Memasuki
daerah Ono Niha atau lebih dikenal dengan sebutan Kepulauan Nias, sudah barang
tentu tidak ada habisnya kesan tersendiri. Mulai dari objek wisata yang
memanjakan hati, hingga kepada warisan budaya yang ada di dalamnya. Salah satu
budaya yang paling memberi kesan adat ketimuran adalah pembicaraan yang selalu
dibungkus dengan “AMAEDOLA” (Kiasan/Perumpamaan).
Amaedola dibuat dalam setiap
pembicaraan, lebih khusus dalam pembicaraan adat, bukan karena tidak ada
alasan. Salah satu alasan utama yang melatarbelakangi penggunaan Amaedola dalam setiap pembicaraan di
lingkungan Nono Niha adalah perasaan yang mudah tersinggung. Ono Niha dalam
kesehariannya merupakan sosok yang mudah tersinggung dan cepat naik pitam.
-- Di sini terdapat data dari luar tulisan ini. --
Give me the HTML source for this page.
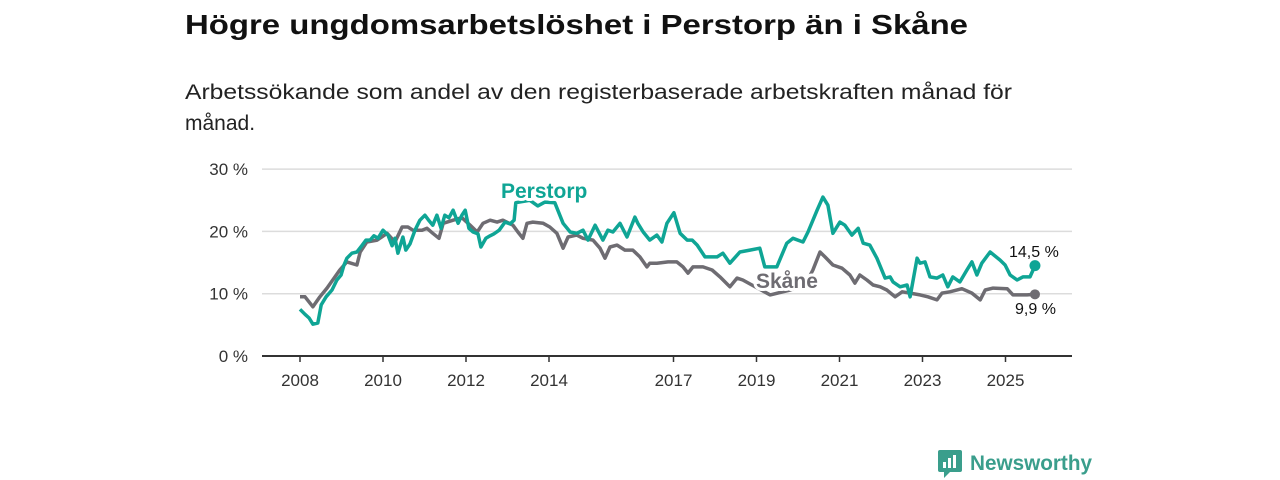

Dalam pembicaraan setiap hari, Ono Niha tidak bisa ditekan langsung. Maka,
langkah yang dilakukan dalam pembicaraan adalah dengan menggunakan Amaedola.
Mengantisipasi
agar orang lain tidak mudah tersinggung, pemakaian “li”
(suara/kata/perkataan) menjadi unsur penting dan menentukan. Supaya orang laing
tidak tersinggung, maka kata-kata yang ingin diucapkan harus lebih dahulu
dibandingkan dengan diri sendiri. Tufotufoi mbeweu bulu lato, ato muhede’o
(usapi dulu bibirmu dengan daun latong, barulah berkata-kata). Dari prinsip
inilah kemudian lahir semboyan: “ami li moroi ba go” (perkataan lebih
enak dari pada makanan).
Amaedola
sendiri diangkat dari peristiwa dan hidup harian masyarakat Ono Niha.
Para orang tua yang punya kebijaksanaan atau para pemuka adat mencoba merangkai
kata-kata yang sungguh memberikan pandangan yang cukup luas. Penyusunan kata
atau sajak juga sangat menentukan nilai yang mau diungkapkan. Dalam
pengucapan amaedola, sangatlah dibutuhkan nada yang berirama. Jika
tidak, amaedola yang dikatakan tersebut hanya berlalu begitu saja.
Penggunaan Amaedola dalam setiap pembicaraan
sungguh memberi seni tersendiri. Seni yang dimainkan oleh para pelaku pembicara
adat, juga saling mengerti dan dengan cepat menanggapi apa yang disampaikan oleh
lawan bicara. Dalam hal ini, Ono Niha memberi satu kesan dengan Amaedola yang
mengatakan: “ha lumo zulu ba mbaewa, ba
ha hulo ho’ae ba wolaya” (hanya bayangan obor untuk belut, dan hanya
bayangan kata dalam lantunan maena).
Pada akhirnya,
penggunaan amaedoa dalam adat istiada dan budaya Nono Niha menjadi sangatlah
penting. Hal ini untuk memperlancar proses pembicaraan adat yang tidak saling
menekan perasaan. Tidak hanya itu, seni yang ditampilkan pun menambah semarak
dari setiap pembicaraan. Maka tidak heran ketika orang yang menjiwai amaedola
dalam setiap pembicaraannya, sungguh berseni dan diminati orang.